## Start Supplied material
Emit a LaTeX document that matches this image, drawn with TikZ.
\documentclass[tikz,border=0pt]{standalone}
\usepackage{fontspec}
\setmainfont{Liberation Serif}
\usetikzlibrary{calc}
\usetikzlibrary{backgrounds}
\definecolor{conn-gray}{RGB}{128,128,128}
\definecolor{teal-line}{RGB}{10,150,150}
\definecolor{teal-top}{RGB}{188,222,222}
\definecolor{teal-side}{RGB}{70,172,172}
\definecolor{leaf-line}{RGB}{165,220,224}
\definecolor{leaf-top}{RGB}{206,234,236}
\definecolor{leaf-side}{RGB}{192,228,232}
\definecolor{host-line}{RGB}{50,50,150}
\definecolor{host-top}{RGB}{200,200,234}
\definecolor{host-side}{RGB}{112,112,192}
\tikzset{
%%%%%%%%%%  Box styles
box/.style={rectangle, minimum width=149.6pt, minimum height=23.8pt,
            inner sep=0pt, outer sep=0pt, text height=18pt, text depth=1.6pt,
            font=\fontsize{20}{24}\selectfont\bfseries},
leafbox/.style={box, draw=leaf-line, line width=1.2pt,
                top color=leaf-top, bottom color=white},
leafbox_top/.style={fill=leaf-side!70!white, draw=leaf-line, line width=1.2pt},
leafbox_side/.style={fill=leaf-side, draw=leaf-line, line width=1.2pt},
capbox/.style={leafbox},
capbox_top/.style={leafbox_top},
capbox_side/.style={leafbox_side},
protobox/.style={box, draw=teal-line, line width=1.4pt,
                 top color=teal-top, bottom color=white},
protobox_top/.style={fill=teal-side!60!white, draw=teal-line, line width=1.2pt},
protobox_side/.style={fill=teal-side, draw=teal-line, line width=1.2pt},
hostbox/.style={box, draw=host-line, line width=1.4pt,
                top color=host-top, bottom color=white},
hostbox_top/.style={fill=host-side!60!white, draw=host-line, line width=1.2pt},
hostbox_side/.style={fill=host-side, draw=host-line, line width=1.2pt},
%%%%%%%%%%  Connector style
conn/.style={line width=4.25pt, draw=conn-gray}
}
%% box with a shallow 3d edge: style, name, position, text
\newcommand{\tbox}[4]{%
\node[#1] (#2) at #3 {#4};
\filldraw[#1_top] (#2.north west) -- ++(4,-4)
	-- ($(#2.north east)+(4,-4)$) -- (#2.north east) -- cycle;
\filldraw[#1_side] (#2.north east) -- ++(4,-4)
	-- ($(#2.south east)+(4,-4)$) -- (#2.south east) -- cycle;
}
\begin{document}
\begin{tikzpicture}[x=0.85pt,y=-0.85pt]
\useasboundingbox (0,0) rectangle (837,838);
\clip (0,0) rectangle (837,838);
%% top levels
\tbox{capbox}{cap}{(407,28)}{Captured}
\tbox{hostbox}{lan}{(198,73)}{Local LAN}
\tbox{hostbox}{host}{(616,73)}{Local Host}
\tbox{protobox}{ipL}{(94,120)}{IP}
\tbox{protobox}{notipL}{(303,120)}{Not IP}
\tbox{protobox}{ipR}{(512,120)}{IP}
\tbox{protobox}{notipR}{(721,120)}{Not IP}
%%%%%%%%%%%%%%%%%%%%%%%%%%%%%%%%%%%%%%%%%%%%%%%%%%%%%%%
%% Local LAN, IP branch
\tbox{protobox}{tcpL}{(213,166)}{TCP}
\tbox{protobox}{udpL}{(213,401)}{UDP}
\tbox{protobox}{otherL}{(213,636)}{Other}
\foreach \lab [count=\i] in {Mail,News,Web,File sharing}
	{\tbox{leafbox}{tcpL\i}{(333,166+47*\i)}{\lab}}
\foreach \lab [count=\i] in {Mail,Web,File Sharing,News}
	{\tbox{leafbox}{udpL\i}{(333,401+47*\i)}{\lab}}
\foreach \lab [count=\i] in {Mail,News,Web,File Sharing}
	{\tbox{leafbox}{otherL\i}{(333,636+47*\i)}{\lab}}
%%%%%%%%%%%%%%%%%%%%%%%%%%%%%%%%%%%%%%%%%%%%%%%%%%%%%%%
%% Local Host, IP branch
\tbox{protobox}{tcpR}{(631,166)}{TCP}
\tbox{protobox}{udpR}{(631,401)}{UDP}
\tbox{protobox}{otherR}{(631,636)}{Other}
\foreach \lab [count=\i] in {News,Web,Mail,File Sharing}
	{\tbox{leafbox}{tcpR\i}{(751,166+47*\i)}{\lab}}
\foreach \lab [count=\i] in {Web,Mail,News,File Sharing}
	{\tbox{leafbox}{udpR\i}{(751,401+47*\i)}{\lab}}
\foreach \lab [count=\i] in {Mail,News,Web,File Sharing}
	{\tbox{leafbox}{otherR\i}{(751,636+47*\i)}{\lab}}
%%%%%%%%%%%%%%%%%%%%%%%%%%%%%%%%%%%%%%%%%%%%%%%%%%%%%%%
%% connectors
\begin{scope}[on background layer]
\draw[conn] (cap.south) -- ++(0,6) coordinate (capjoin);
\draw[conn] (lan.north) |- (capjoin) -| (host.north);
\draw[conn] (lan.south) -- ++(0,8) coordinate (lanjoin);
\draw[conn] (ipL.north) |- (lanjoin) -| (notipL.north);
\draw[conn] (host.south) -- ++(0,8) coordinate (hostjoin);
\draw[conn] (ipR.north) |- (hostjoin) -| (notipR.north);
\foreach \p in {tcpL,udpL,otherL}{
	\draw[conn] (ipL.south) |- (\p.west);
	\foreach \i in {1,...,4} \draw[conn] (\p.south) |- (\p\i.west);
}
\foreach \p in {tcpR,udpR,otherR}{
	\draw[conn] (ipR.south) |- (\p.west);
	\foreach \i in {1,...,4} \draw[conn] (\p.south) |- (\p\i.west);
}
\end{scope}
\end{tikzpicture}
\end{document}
## End Supplied material
Find all lines where the word "with" appears. Copy them.

Emit a LaTeX document that matches this image, drawn with TikZ.
%% box with a shallow 3d edge: style, name, position, text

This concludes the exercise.